WHAT IS BEING ASKED.
In the entries that follow, the first line to write out is the one containing "Write a Python", and the last is the one containing "0.765, 0.830, 0.90, 0.998, 1.065, 1.07, 1.19]". Reproduce that stretch exactly, with nothing before or after it.

##### DATA LISTING #####

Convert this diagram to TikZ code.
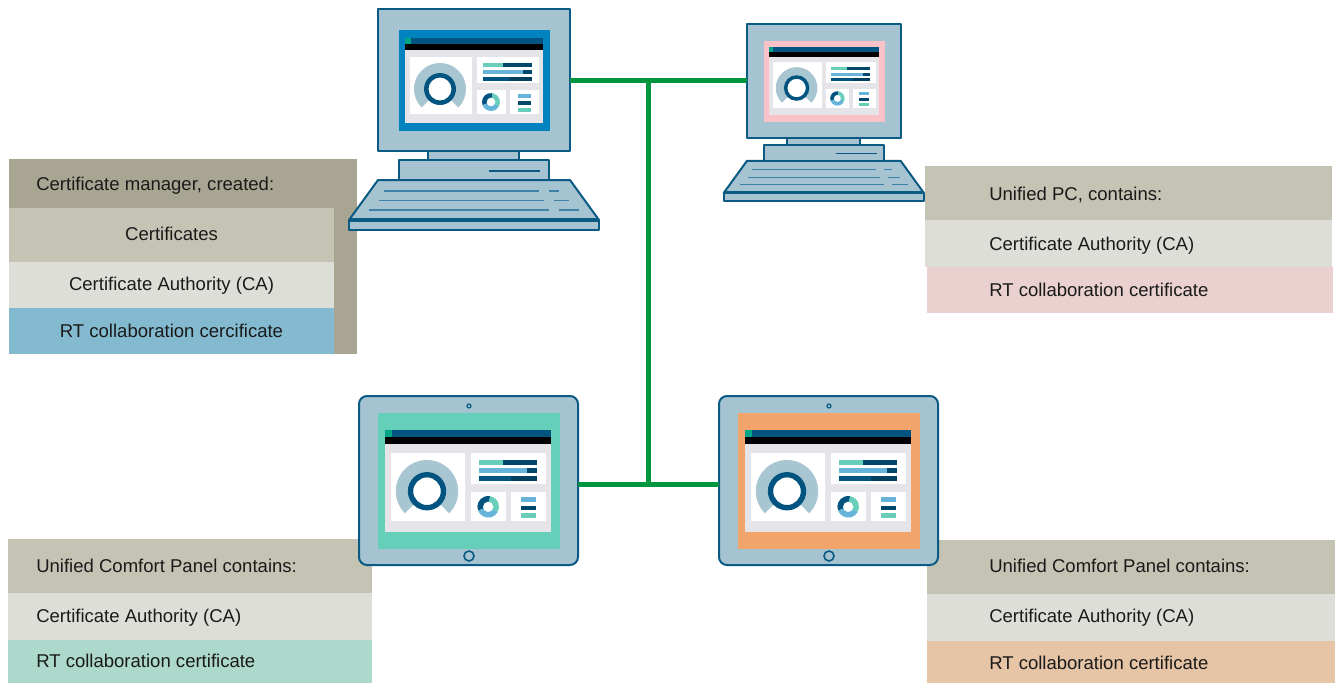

#####
##### DATA LISTING #####

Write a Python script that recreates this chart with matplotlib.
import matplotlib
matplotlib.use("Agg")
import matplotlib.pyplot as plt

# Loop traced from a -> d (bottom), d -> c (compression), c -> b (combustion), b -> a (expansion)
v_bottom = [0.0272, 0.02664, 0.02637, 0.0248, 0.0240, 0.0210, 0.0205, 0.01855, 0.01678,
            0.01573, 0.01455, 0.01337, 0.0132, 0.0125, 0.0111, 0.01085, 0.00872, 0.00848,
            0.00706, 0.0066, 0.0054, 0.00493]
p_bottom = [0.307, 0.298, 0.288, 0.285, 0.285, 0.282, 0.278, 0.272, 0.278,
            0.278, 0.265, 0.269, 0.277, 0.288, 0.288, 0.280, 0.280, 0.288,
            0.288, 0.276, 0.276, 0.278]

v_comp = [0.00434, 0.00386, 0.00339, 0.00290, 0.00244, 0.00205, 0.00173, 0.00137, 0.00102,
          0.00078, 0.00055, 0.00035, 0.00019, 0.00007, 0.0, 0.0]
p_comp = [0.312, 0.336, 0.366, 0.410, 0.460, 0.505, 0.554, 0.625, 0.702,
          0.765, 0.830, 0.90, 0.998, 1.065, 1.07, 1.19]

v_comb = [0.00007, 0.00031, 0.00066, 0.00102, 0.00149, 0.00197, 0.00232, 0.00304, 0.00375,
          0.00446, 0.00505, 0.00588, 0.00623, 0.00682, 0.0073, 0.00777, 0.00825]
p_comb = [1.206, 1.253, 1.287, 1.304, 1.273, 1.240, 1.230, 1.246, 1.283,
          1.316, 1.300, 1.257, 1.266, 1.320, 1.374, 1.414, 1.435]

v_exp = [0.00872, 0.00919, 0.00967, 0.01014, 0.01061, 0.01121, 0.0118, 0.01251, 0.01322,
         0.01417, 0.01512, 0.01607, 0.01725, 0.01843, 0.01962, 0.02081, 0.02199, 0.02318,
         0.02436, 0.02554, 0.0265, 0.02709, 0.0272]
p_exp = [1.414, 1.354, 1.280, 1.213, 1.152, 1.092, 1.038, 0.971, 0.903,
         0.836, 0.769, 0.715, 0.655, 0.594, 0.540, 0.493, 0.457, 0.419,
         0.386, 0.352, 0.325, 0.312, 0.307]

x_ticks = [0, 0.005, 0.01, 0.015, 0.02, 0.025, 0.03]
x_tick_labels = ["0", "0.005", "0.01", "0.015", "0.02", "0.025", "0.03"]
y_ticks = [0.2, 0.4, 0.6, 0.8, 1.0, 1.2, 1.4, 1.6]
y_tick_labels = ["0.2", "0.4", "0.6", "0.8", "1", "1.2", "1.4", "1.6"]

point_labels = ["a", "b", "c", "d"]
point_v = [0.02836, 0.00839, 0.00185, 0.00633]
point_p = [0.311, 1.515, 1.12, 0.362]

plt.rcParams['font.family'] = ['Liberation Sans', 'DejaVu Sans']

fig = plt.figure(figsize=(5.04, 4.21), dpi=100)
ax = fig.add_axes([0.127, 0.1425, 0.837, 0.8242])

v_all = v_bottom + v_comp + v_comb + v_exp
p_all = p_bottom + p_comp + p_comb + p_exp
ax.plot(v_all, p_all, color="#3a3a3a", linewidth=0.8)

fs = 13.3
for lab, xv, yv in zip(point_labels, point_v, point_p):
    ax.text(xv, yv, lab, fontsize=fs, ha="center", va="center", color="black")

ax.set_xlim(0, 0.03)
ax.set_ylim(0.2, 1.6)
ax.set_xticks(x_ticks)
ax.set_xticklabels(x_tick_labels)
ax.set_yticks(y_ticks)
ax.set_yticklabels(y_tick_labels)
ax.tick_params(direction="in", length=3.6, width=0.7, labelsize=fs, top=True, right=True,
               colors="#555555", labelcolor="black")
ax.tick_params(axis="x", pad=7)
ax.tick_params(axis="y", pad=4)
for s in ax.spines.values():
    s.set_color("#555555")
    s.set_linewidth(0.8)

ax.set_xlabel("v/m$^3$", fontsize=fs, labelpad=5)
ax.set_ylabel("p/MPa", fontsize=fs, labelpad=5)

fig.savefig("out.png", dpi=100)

#####

EXERCISE OUTPUT.
Write a Python script that recreates this chart with matplotlib.
import matplotlib
matplotlib.use("Agg")
import matplotlib.pyplot as plt

# Loop traced from a -> d (bottom), d -> c (compression), c -> b (combustion), b -> a (expansion)
v_bottom = [0.0272, 0.02664, 0.02637, 0.0248, 0.0240, 0.0210, 0.0205, 0.01855, 0.01678,
            0.01573, 0.01455, 0.01337, 0.0132, 0.0125, 0.0111, 0.01085, 0.00872, 0.00848,
            0.00706, 0.0066, 0.0054, 0.00493]
p_bottom = [0.307, 0.298, 0.288, 0.285, 0.285, 0.282, 0.278, 0.272, 0.278,
            0.278, 0.265, 0.269, 0.277, 0.288, 0.288, 0.280, 0.280, 0.288,
            0.288, 0.276, 0.276, 0.278]

v_comp = [0.00434, 0.00386, 0.00339, 0.00290, 0.00244, 0.00205, 0.00173, 0.00137, 0.00102,
          0.00078, 0.00055, 0.00035, 0.00019, 0.00007, 0.0, 0.0]
p_comp = [0.312, 0.336, 0.366, 0.410, 0.460, 0.505, 0.554, 0.625, 0.702,
          0.765, 0.830, 0.90, 0.998, 1.065, 1.07, 1.19]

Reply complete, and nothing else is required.